Start of Recorded data
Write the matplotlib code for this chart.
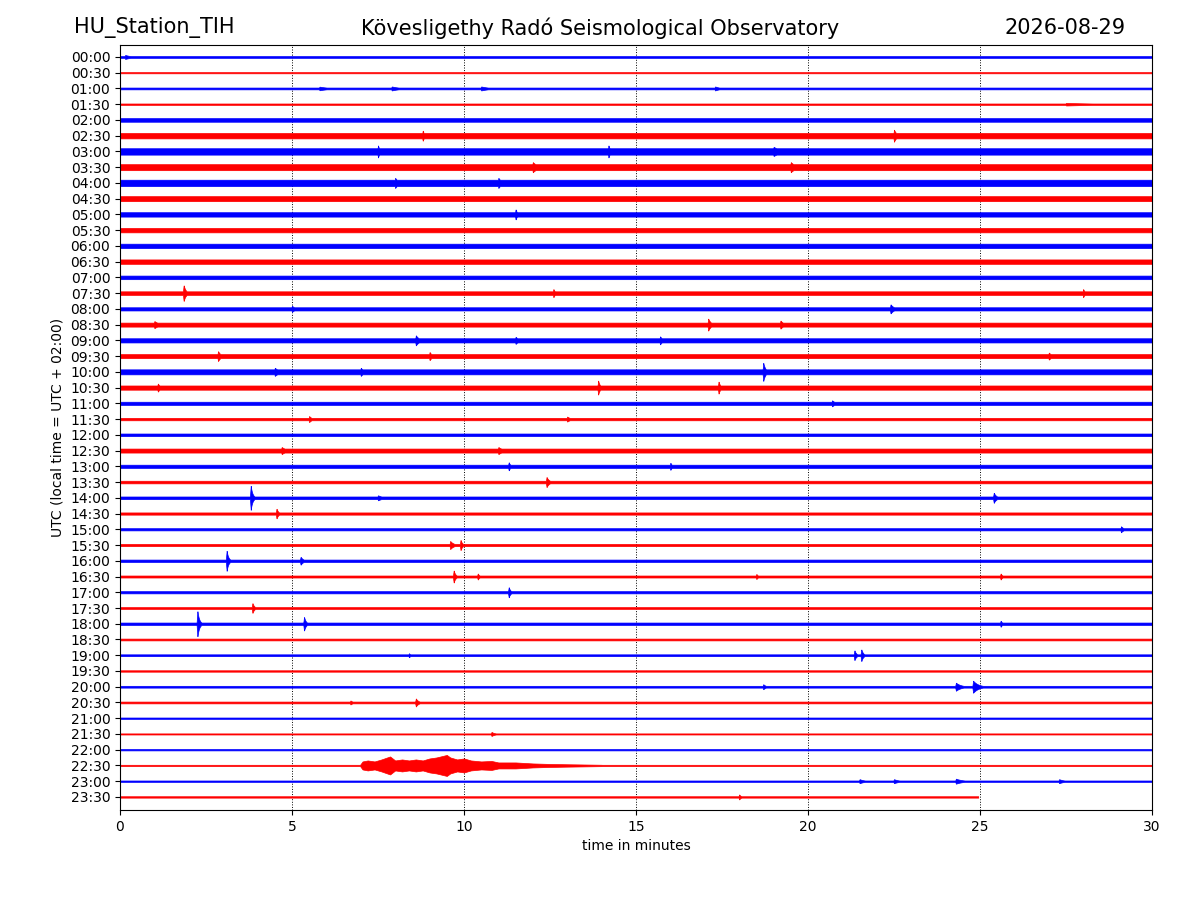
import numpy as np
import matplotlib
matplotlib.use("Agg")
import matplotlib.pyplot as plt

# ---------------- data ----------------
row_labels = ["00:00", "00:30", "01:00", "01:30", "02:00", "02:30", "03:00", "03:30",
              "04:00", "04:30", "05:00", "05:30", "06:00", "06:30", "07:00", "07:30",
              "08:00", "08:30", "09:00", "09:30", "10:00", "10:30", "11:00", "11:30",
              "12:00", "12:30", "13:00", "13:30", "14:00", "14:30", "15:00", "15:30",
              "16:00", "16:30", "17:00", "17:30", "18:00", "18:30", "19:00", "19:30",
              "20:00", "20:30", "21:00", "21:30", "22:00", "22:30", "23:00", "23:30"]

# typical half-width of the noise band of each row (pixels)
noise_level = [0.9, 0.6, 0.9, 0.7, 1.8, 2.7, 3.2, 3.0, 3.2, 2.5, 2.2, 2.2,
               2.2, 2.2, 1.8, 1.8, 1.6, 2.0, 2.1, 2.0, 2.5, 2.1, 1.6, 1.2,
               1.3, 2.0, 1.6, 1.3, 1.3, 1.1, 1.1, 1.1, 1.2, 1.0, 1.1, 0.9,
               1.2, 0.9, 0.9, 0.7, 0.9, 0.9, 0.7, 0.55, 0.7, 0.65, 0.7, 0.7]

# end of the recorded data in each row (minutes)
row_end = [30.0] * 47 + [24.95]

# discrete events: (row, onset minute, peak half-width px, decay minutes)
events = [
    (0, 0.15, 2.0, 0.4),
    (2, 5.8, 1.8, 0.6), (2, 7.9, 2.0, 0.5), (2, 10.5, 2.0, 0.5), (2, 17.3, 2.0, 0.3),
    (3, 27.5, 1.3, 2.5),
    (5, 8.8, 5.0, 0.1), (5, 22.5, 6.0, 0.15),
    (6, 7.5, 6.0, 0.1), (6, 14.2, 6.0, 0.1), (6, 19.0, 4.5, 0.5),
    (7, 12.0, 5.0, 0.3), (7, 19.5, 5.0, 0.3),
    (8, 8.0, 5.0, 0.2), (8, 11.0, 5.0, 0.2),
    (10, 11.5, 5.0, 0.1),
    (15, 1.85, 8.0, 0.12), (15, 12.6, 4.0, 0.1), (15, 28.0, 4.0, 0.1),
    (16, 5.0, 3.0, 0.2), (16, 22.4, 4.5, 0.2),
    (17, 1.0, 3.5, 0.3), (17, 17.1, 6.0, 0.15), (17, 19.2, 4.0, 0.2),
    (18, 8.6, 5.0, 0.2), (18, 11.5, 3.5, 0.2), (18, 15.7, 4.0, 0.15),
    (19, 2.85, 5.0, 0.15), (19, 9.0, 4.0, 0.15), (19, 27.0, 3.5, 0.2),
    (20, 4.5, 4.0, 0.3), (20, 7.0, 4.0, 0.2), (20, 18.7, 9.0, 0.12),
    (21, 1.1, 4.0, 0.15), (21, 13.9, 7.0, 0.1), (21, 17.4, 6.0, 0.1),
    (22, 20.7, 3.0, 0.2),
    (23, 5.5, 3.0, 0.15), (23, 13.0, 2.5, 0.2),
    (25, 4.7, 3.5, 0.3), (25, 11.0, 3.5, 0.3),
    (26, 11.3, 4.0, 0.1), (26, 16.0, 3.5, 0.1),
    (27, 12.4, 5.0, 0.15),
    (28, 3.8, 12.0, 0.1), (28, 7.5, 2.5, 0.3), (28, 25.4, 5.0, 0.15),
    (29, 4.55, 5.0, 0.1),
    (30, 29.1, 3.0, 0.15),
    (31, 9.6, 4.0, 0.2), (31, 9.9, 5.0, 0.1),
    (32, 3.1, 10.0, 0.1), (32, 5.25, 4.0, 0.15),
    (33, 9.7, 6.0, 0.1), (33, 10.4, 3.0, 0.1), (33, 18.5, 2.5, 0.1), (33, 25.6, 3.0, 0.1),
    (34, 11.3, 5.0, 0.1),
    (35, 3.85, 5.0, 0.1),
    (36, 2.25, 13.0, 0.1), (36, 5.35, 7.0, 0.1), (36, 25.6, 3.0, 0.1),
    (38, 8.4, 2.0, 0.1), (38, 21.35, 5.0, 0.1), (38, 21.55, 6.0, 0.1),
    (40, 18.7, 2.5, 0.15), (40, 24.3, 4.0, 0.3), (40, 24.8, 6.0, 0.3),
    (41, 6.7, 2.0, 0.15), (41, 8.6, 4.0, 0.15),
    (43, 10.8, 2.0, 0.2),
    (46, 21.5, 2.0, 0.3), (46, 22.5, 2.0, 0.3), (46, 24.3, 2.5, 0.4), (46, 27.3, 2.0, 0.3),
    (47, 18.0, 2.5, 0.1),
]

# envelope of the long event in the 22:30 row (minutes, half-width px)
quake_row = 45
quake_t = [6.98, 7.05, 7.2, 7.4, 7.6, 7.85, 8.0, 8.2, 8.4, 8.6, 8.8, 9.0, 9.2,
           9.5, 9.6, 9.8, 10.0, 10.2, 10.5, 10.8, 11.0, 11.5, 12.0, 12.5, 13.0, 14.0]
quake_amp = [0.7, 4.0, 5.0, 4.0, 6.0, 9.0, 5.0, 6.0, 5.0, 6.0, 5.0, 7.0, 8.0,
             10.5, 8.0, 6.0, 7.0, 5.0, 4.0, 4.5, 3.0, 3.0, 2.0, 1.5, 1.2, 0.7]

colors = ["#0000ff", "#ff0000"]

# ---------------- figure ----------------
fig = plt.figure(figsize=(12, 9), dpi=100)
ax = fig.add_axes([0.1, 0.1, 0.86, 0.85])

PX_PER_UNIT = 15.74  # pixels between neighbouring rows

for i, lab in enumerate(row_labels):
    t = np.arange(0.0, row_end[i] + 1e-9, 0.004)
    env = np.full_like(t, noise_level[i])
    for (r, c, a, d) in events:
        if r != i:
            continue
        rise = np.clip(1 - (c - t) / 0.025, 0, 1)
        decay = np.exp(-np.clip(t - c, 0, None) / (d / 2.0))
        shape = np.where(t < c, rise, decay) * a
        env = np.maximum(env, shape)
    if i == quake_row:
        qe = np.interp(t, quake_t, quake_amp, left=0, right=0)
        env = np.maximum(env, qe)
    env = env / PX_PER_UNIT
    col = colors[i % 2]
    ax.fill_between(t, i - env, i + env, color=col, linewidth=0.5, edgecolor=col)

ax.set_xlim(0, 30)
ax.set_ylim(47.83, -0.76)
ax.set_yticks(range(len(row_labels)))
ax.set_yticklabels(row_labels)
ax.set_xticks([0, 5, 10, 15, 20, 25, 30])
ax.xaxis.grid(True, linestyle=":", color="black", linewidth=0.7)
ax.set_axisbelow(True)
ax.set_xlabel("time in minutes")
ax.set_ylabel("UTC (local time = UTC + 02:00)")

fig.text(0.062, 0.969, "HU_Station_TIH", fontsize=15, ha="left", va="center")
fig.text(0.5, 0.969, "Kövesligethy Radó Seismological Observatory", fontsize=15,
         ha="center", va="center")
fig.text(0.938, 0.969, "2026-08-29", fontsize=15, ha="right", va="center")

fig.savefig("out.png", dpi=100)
End of Recorded data
### Do this
Using the data above, write out every line exactly, leaving the images behind.

### Answer in full
Write the matplotlib code for this chart.
import numpy as np
import matplotlib
matplotlib.use("Agg")
import matplotlib.pyplot as plt

# ---------------- data ----------------
row_labels = ["00:00", "00:30", "01:00", "01:30", "02:00", "02:30", "03:00", "03:30",
              "04:00", "04:30", "05:00", "05:30", "06:00", "06:30", "07:00", "07:30",
              "08:00", "08:30", "09:00", "09:30", "10:00", "10:30", "11:00", "11:30",
              "12:00", "12:30", "13:00", "13:30", "14:00", "14:30", "15:00", "15:30",
              "16:00", "16:30", "17:00", "17:30", "18:00", "18:30", "19:00", "19:30",
              "20:00", "20:30", "21:00", "21:30", "22:00", "22:30", "23:00", "23:30"]

# typical half-width of the noise band of each row (pixels)
noise_level = [0.9, 0.6, 0.9, 0.7, 1.8, 2.7, 3.2, 3.0, 3.2, 2.5, 2.2, 2.2,
               2.2, 2.2, 1.8, 1.8, 1.6, 2.0, 2.1, 2.0, 2.5, 2.1, 1.6, 1.2,
               1.3, 2.0, 1.6, 1.3, 1.3, 1.1, 1.1, 1.1, 1.2, 1.0, 1.1, 0.9,
               1.2, 0.9, 0.9, 0.7, 0.9, 0.9, 0.7, 0.55, 0.7, 0.65, 0.7, 0.7]

# end of the recorded data in each row (minutes)
row_end = [30.0] * 47 + [24.95]

# discrete events: (row, onset minute, peak half-width px, decay minutes)
events = [
    (0, 0.15, 2.0, 0.4),
    (2, 5.8, 1.8, 0.6), (2, 7.9, 2.0, 0.5), (2, 10.5, 2.0, 0.5), (2, 17.3, 2.0, 0.3),
    (3, 27.5, 1.3, 2.5),
    (5, 8.8, 5.0, 0.1), (5, 22.5, 6.0, 0.15),
    (6, 7.5, 6.0, 0.1), (6, 14.2, 6.0, 0.1), (6, 19.0, 4.5, 0.5),
    (7, 12.0, 5.0, 0.3), (7, 19.5, 5.0, 0.3),
    (8, 8.0, 5.0, 0.2), (8, 11.0, 5.0, 0.2),
    (10, 11.5, 5.0, 0.1),
    (15, 1.85, 8.0, 0.12), (15, 12.6, 4.0, 0.1), (15, 28.0, 4.0, 0.1),
    (16, 5.0, 3.0, 0.2), (16, 22.4, 4.5, 0.2),
    (17, 1.0, 3.5, 0.3), (17, 17.1, 6.0, 0.15), (17, 19.2, 4.0, 0.2),
    (18, 8.6, 5.0, 0.2), (18, 11.5, 3.5, 0.2), (18, 15.7, 4.0, 0.15),
    (19, 2.85, 5.0, 0.15), (19, 9.0, 4.0, 0.15), (19, 27.0, 3.5, 0.2),
    (20, 4.5, 4.0, 0.3), (20, 7.0, 4.0, 0.2), (20, 18.7, 9.0, 0.12),
    (21, 1.1, 4.0, 0.15), (21, 13.9, 7.0, 0.1), (21, 17.4, 6.0, 0.1),
    (22, 20.7, 3.0, 0.2),
    (23, 5.5, 3.0, 0.15), (23, 13.0, 2.5, 0.2),
    (25, 4.7, 3.5, 0.3), (25, 11.0, 3.5, 0.3),
    (26, 11.3, 4.0, 0.1), (26, 16.0, 3.5, 0.1),
    (27, 12.4, 5.0, 0.15),
    (28, 3.8, 12.0, 0.1), (28, 7.5, 2.5, 0.3), (28, 25.4, 5.0, 0.15),
    (29, 4.55, 5.0, 0.1),
    (30, 29.1, 3.0, 0.15),
    (31, 9.6, 4.0, 0.2), (31, 9.9, 5.0, 0.1),
    (32, 3.1, 10.0, 0.1), (32, 5.25, 4.0, 0.15),
    (33, 9.7, 6.0, 0.1), (33, 10.4, 3.0, 0.1), (33, 18.5, 2.5, 0.1), (33, 25.6, 3.0, 0.1),
    (34, 11.3, 5.0, 0.1),
    (35, 3.85, 5.0, 0.1),
    (36, 2.25, 13.0, 0.1), (36, 5.35, 7.0, 0.1), (36, 25.6, 3.0, 0.1),
    (38, 8.4, 2.0, 0.1), (38, 21.35, 5.0, 0.1), (38, 21.55, 6.0, 0.1),
    (40, 18.7, 2.5, 0.15), (40, 24.3, 4.0, 0.3), (40, 24.8, 6.0, 0.3),
    (41, 6.7, 2.0, 0.15), (41, 8.6, 4.0, 0.15),
    (43, 10.8, 2.0, 0.2),
    (46, 21.5, 2.0, 0.3), (46, 22.5, 2.0, 0.3), (46, 24.3, 2.5, 0.4), (46, 27.3, 2.0, 0.3),
    (47, 18.0, 2.5, 0.1),
]

# envelope of the long event in the 22:30 row (minutes, half-width px)
quake_row = 45
quake_t = [6.98, 7.05, 7.2, 7.4, 7.6, 7.85, 8.0, 8.2, 8.4, 8.6, 8.8, 9.0, 9.2,
           9.5, 9.6, 9.8, 10.0, 10.2, 10.5, 10.8, 11.0, 11.5, 12.0, 12.5, 13.0, 14.0]
quake_amp = [0.7, 4.0, 5.0, 4.0, 6.0, 9.0, 5.0, 6.0, 5.0, 6.0, 5.0, 7.0, 8.0,
             10.5, 8.0, 6.0, 7.0, 5.0, 4.0, 4.5, 3.0, 3.0, 2.0, 1.5, 1.2, 0.7]

colors = ["#0000ff", "#ff0000"]

# ---------------- figure ----------------
fig = plt.figure(figsize=(12, 9), dpi=100)
ax = fig.add_axes([0.1, 0.1, 0.86, 0.85])

PX_PER_UNIT = 15.74  # pixels between neighbouring rows

for i, lab in enumerate(row_labels):
    t = np.arange(0.0, row_end[i] + 1e-9, 0.004)
    env = np.full_like(t, noise_level[i])
    for (r, c, a, d) in events:
        if r != i:
            continue
        rise = np.clip(1 - (c - t) / 0.025, 0, 1)
        decay = np.exp(-np.clip(t - c, 0, None) / (d / 2.0))
        shape = np.where(t < c, rise, decay) * a
        env = np.maximum(env, shape)
    if i == quake_row:
        qe = np.interp(t, quake_t, quake_amp, left=0, right=0)
        env = np.maximum(env, qe)
    env = env / PX_PER_UNIT
    col = colors[i % 2]
    ax.fill_between(t, i - env, i + env, color=col, linewidth=0.5, edgecolor=col)

ax.set_xlim(0, 30)
ax.set_ylim(47.83, -0.76)
ax.set_yticks(range(len(row_labels)))
ax.set_yticklabels(row_labels)
ax.set_xticks([0, 5, 10, 15, 20, 25, 30])
ax.xaxis.grid(True, linestyle=":", color="black", linewidth=0.7)
ax.set_axisbelow(True)
ax.set_xlabel("time in minutes")
ax.set_ylabel("UTC (local time = UTC + 02:00)")

fig.text(0.062, 0.969, "HU_Station_TIH", fontsize=15, ha="left", va="center")
fig.text(0.5, 0.969, "Kövesligethy Radó Seismological Observatory", fontsize=15,
         ha="center", va="center")
fig.text(0.938, 0.969, "2026-08-29", fontsize=15, ha="right", va="center")

fig.savefig("out.png", dpi=100)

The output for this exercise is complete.